Job: Keep only the lines where "this" appears.

Information provided:
---*---
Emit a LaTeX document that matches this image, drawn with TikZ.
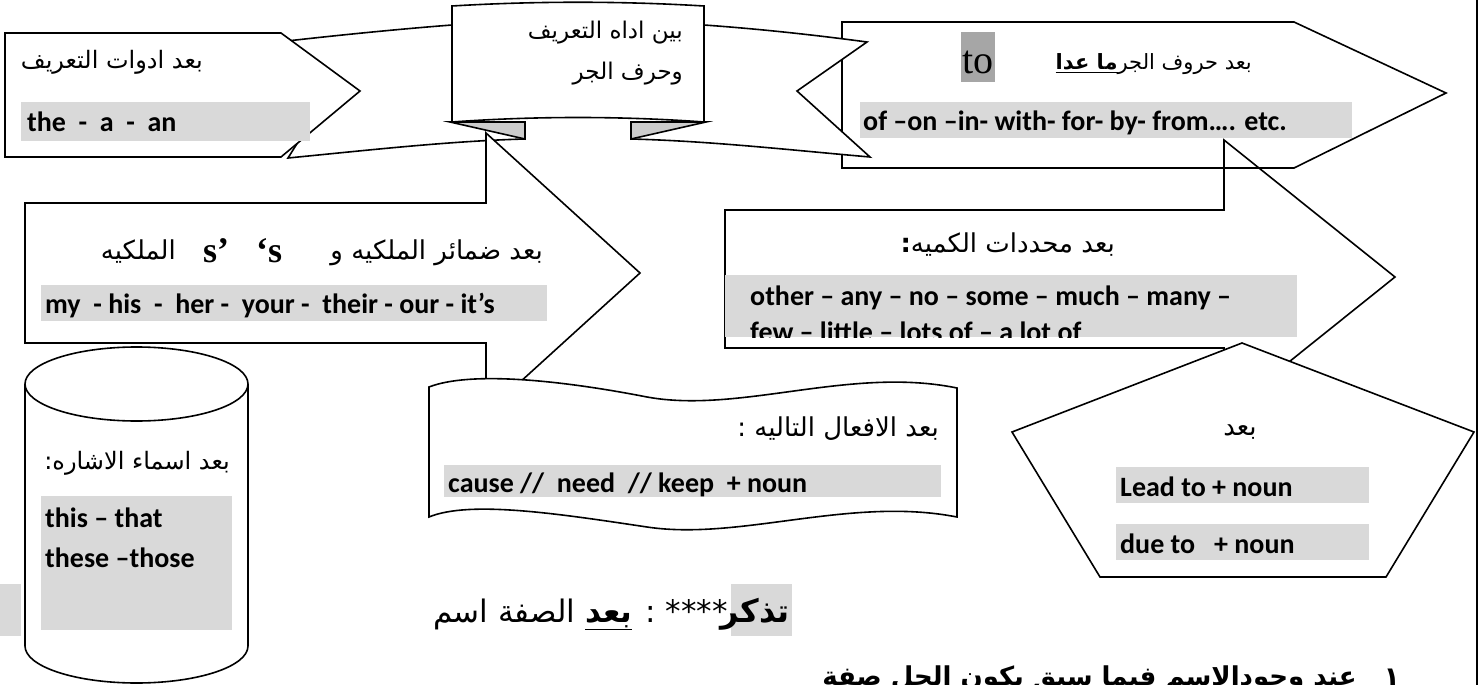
\documentclass[tikz,border=0pt]{standalone}
\usepackage{fontspec}
\setmainfont{Carlito}
\newfontfamily\arabicfont[Script=Arabic]{DejaVu Sans}
\newfontfamily\serifEn{Liberation Serif}
\TeXXeTstate=1
\definecolor{hl}{HTML}{D9D9D9}
\definecolor{tohl}{HTML}{A6A6A6}
\definecolor{fold}{HTML}{CCCCCC}
\tikzset{
  shp/.style={draw=black, line width=1.6pt, fill=white, line join=miter},
  ar/.style={font=\arabicfont\fontsize{23}{27}\selectfont, inner sep=0pt},
  arm/.style={font=\arabicfont\fontsize{26}{30}\selectfont, inner sep=0pt},
  arbig/.style={font=\arabicfont\fontsize{31}{35}\selectfont, inner sep=0pt},
  en/.style={font=\bfseries\fontsize{28}{32}\selectfont, inner sep=0pt},
  bar/.style={fill=hl},
}
\begin{document}
\begin{tikzpicture}[x=1pt,y=-1pt]
\useasboundingbox (0,0) rectangle (1481,685);
\fill[white] (0,0) rectangle (1481,685);

% top right pentagon
\draw[shp] (842,22) -- (1294,22) -- (1446,93) -- (1294,168) -- (842,168) -- cycle;

% ribbon
\draw[shp] (452,25) .. controls (400,29) and (340,35) .. (287,41) -- (330,91) -- (288,158)
   .. controls (370,150) and (450,141) .. (525,139) -- (525,122) -- (452,122) -- cycle;
\draw[shp] (704,25) .. controls (760,29) and (815,35) .. (867,42) -- (797,91) -- (870,157)
   .. controls (790,150) and (710,141) .. (631,139) -- (631,122) -- (704,122) -- cycle;
\draw[shp, fill=fold] (450,122) -- (525,122) -- (525,139) -- cycle;
\draw[shp, fill=fold] (706,122) -- (631,122) -- (631,139) -- cycle;
\draw[shp] (452,6) .. controls (535,1) and (621,1) .. (704,6) -- (704,122)
   .. controls (621,116) and (535,116) .. (452,122) -- cycle;
\node[ar, anchor=base east] (rb1) at (683,39) {\beginR بين اداه التعريف\endR};
\node[ar, anchor=base east] (rb2) at (683,80) {\beginR وحرف الجر\endR};

% top left pentagon
\draw[shp] (5,33) -- (281,33) -- (360,91) -- (281,157) -- (5,157) -- cycle;
\node[ar, anchor=base east, font=\arabicfont\fontsize{24}{28}\selectfont] (p1a) at (203,69) {\beginR بعد ادوات التعريف\endR};
\fill[bar] (21,102) rectangle (310,141);
\node[en, anchor=base west] (p1b) at (27,131) {the\ \ -\ \ a\ \ -\ \ an};

% texts of top right pentagon
\fill[tohl] (961,32) rectangle (995,82);
\node[font=\serifEn\fontsize{40}{44}\selectfont, inner sep=0pt, anchor=base west] (to) at (962,74) {to};
\node[anchor=base east, inner sep=0pt, font=\arabicfont\fontsize{21}{25}\selectfont] (p2a) at (1252,70) {\beginR بعد حروف الجر\underline{\beginR\bfseries ما عدا\endR}\endR};
\fill[bar] (860,102) rectangle (1352,138);
\node[en, anchor=base west] (p2b) at (863,130) {of –on –in- with- for- by- from…. etc.};

% arrow 1 (possessives)
\draw[shp] (25,203) -- (486,203) -- (486,133) -- (640,273) -- (486,413) -- (486,343) -- (25,343) -- cycle;
\node[arm, anchor=base east] (a1a) at (543,259) {\beginR بعد ضمائر الملكيه و\endR};
\node[font=\serifEn\bfseries\fontsize{36}{40}\selectfont, inner sep=0pt, anchor=base west] (a1s) at (203,262) {s’\ \ \ ‘s};
\node[arm, anchor=base east] (a1c) at (176,259) {\beginR الملكيه\endR};
\fill[bar] (41,285) rectangle (547,321);
\node[en, anchor=base west] (a1b) at (45,313) {my\ \ - his\ \ -\ \ her -\ \ your -\ \ their - our - it’s};

% arrow 2 (quantifiers)
\draw[shp, fill=none] (725,210) -- (1224,210) -- (1224,140) -- (1395,277) -- (1224,414) -- (1224,348) -- (725,348) -- cycle;
\node[arm, anchor=base east] (a2a) at (1115,252) {\beginR بعد محددات الكميه\textbf{:}\endR};
\fill[bar] (725,275) rectangle (1297,337);
\node[en, anchor=base west] (a2b) at (750,305) {other – any – no – some – much – many –};
\begin{scope}
\clip (700,270) rectangle (1300,337);
\node[en, anchor=base west] (a2c) at (750,341) {few – little – lots of – a lot of};
\end{scope}

% pentagon (lead to)
\draw[shp] (1012,432) -- (1242,343) -- (1474,432) -- (1386,577) -- (1100,577) -- cycle;
\node[arm, anchor=base] (p3a) at (1240,435) {\beginR بعد\endR};
\fill[bar] (1116,467) rectangle (1369,503);
\fill[bar] (1116,524) rectangle (1369,560);
\node[en, anchor=base west] (p3b) at (1120,496) {Lead to + noun};
\node[en, anchor=base west] (p3c) at (1120,553) {due to\ \ \ + noun};

% wavy banner (verbs)
\draw[shp] (429,387) .. controls (470,371) and (560,380) .. (647,397)
   .. controls (740,414) and (850,366) .. (957,388) -- (957,517)
   .. controls (850,496) and (740,541) .. (647,527)
   .. controls (560,514) and (470,500) .. (429,517) -- cycle;
\node[arm, anchor=base east] (b1) at (939,436) {\beginR بعد الافعال التاليه :\endR};
\fill[bar] (444,465) rectangle (941,497);
\node[en, anchor=base west] (b2) at (448,492) {cause //\ \ need\ \ // keep\ \ + noun};

% cylinder
\draw[shp] (25,384) -- (25,646) arc[start angle=180, end angle=0, x radius=111.5, y radius=37] -- (248,384);
\draw[shp] (136.5,384) ellipse [x radius=111.5, y radius=37];
\node[ar, anchor=base east, font=\arabicfont\fontsize{24}{28}\selectfont] (c1) at (230,469) {\beginR بعد اسماء الاشاره:\endR};
\fill[bar] (41,496) rectangle (232,630);
\node[en, anchor=base west] (c2) at (45,527) {this – that};
\node[en, anchor=base west] (c3) at (45,567) {these –those};
\fill[hl] (0,584) rectangle (21,636);

% remember line
\fill[hl] (731,584) rectangle (792,636);
\node[font=\arabicfont\bfseries\fontsize{32}{36}\selectfont, inner sep=0pt, anchor=base east] (tz) at (790,622) {\beginR تذكر\endR};
\node[arbig, anchor=base east] (tz2) at (728,622) {\beginR **** : \underline{\bfseries بعد} الصفة اسم\endR};

% bottom cut line
\node[font=\arabicfont\bfseries\fontsize{26}{30}\selectfont, inner sep=0pt, anchor=base east] (bl) at (1400,685) {\beginR ١\ \ \ عند وجودالاسم فيما سبق يكون الحل صفة\endR};

% page border
\draw[line width=2pt] (1477,0) -- (1477,685);
\end{tikzpicture}
\end{document}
---*---
Exercise output:
Emit a LaTeX document that matches this image, drawn with TikZ.
\node[en, anchor=base west] (c2) at (45,527) {this – that};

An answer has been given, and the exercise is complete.